Recent attention on the cobalt rich Afanasy Nikitin Seamount in the central Indian Ocean, near an area linked to Sri Lanka’s extended continental shelf claim, has pushed seabed minerals back into the regional spotlight. India’s move to seek exploration rights for cobalt-rich ferromanganese crusts in that area, and Sri Lanka’s objection that the zone falls within its own pending continental shelf submission, shows that critical minerals are no longer only a geological issue. They are now deeply connected to energy security, maritime strategy, industrial policy, and geopolitics.

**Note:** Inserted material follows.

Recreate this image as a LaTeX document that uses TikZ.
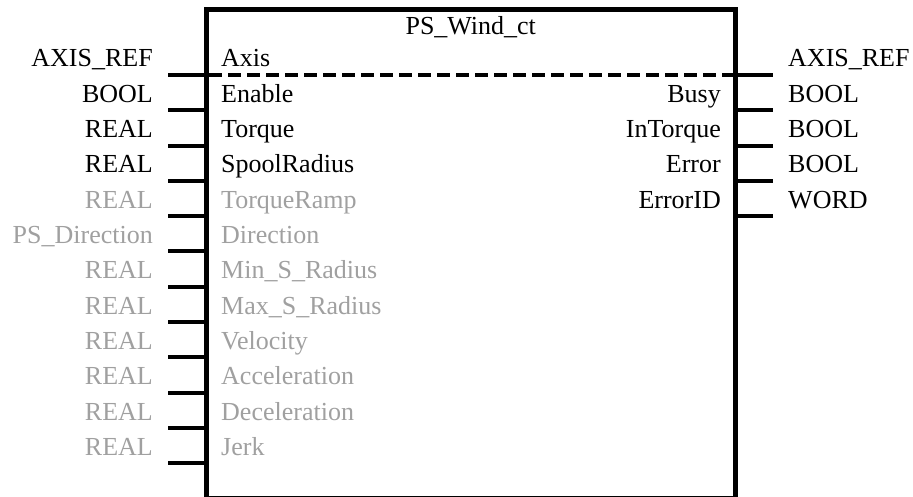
\documentclass[tikz,border=0pt]{standalone}
\usepackage{fontspec}
\setmainfont{Liberation Serif}
\definecolor{dimgrey}{HTML}{A0A0A0}
\tikzset{
  lbl/.style={inner sep=0pt, font=\fontsize{26}{30}\selectfont},
  typeL/.style={lbl, anchor=base east},
  typeR/.style={lbl, anchor=base west},
  inL/.style={lbl, anchor=base west},
  inR/.style={lbl, anchor=base east},
  pin/.style={line width=4pt},
  frame/.style={line width=5pt},
  sep/.style={line width=4pt, dash pattern=on 13pt off 6pt},
  off/.style={text=dimgrey}
}
\begin{document}
\begin{tikzpicture}[x=1pt,y=-1pt]
\useasboundingbox (0,0) rectangle (913,497);
% frame
\coordinate (fNW) at (206.5,9.5);
\coordinate (fSE) at (735,498);
\draw[frame] (fNW) rectangle (fSE);
\node[lbl, anchor=base] (title) at (470.75,35) {PS\_Wind\_ct};
% left side
\foreach \k/\typ/\nm/\st in {0/AXIS\_REF/Axis/,1/BOOL/Enable/,2/REAL/Torque/,3/REAL/SpoolRadius/,4/REAL/TorqueRamp/off,5/PS\_Direction/Direction/off,6/REAL/Min\_S\_Radius/off,7/REAL/Max\_S\_Radius/off,8/REAL/Velocity/off,9/REAL/Acceleration/off,10/REAL/Deceleration/off,11/REAL/Jerk/off}{
  \pgfmathsetmacro{\py}{75+35.3*\k}
  \coordinate (lo\k) at (168,\py);
  \coordinate (li\k) at (206.5,\py);
  \draw[pin] (lo\k) -- (li\k);
  \node[typeL,\st] (lt\k) at (153,\py-8) {\typ};
  \node[inL,\st] (ln\k) at (221,\py-8) {\nm};
}
% separator
\coordinate (sepL) at (209,75);
\coordinate (sepR) at (733,75);
\draw[sep] (sepL) -- (sepR);
% right side
\foreach \k/\typ/\nm in {0/AXIS\_REF/,1/BOOL/Busy,2/BOOL/InTorque,3/BOOL/Error,4/WORD/ErrorID}{
  \pgfmathsetmacro{\py}{75+35.3*\k}
  \coordinate (ri\k) at (735,\py);
  \coordinate (ro\k) at (773,\py);
  \draw[pin] (ri\k) -- (ro\k);
  \node[typeR] (rt\k) at (788,\py-8) {\typ};
  \node[inR] (rn\k) at (721,\py-8) {\nm};
}
\end{tikzpicture}
\end{document}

This matters because the world’s demand for critical minerals is accelerating. Cobalt, lithium, nickel, copper, graphite, and rare earth elements are central to batteries, electric vehicles, renewable energy systems, digital devices, and defense technologies. As governments and industries compete to secure long-term access to these materials, exploration is becoming more urgent, more data-intensive, and more expensive. That is exactly where artificial intelligence is starting to change the game.
Traditionally, mineral exploration has relied on geological surveys, field mapping, drilling, geochemical sampling, and years of expert interpretation. AI does not remove the need for that expertise, but it dramatically improves the ability to process vast amounts of data and detect patterns that would otherwise take much longer to identify. Today, AI models are being used to combine geological, geophysical, geochemical, satellite, hyperspectral, and historical exploration datasets to generate more accurate exploration targets and prioritize the most promising zones. Reviews of current mining-sector practice show that AI is already being used in prospectivity mapping, drill-core interpretation, and resource modelling, although results still depend heavily on data quality and domain expertise.
On land, this shift is already visible. AI-supported exploration companies are using machine learning to predict where critical mineral deposits are likely to be found, reducing time and cost while improving targeting accuracy. Sensor-rich workflows are also becoming more common, where drill cores and rock samples are scanned with imaging, spectral, and elemental tools and then interpreted using AI models. This allows exploration teams to move faster from raw drilling data to actionable geological insight. The result is not just better exploration efficiency, but a more strategic approach to mineral discovery in an era where easy deposits are becoming harder to find.
At sea, AI is becoming just as important, but in slightly different ways. Deep-sea mineral exploration generates enormous volumes of underwater imagery, sonar readings, terrain data, and environmental measurements. AI is increasingly being used to map the seabed, detect polymetallic nodules and cobalt-rich crust features, classify habitats, guide autonomous underwater vehicles, and support environmental monitoring. The International Seabed Authority has explicitly highlighted machine learning and advanced technologies as important for monitoring, predictive modelling, and scientific understanding of deep-sea environments.
This is particularly significant because seabed mining remains highly contested. While mineral-rich areas of the ocean floor are attracting strategic interest, the regulatory framework for commercial exploitation is still under negotiation, and many governments and researchers continue to call for caution due to uncertain environmental impacts. In this context, AI is not only a tool for finding minerals. It is also becoming essential for measuring ecological baselines, tracking disturbances, and improving the scientific evidence base on which future decisions may depend.
The emerging picture is clear. The search for critical minerals is no longer just a matter of geology and extraction. It is becoming an intelligence problem, a data problem, and increasingly a sovereignty problem. On land, AI is helping explorers identify deposits faster and more precisely. At sea, it is helping states, regulators, and researchers understand mineral-rich zones that were once far beyond practical analytical reach. Near Sri Lanka and elsewhere, the future of critical minerals will be shaped not only by what lies underground or beneath the seabed, but by who can interpret that data best, govern it responsibly, and act on it strategically.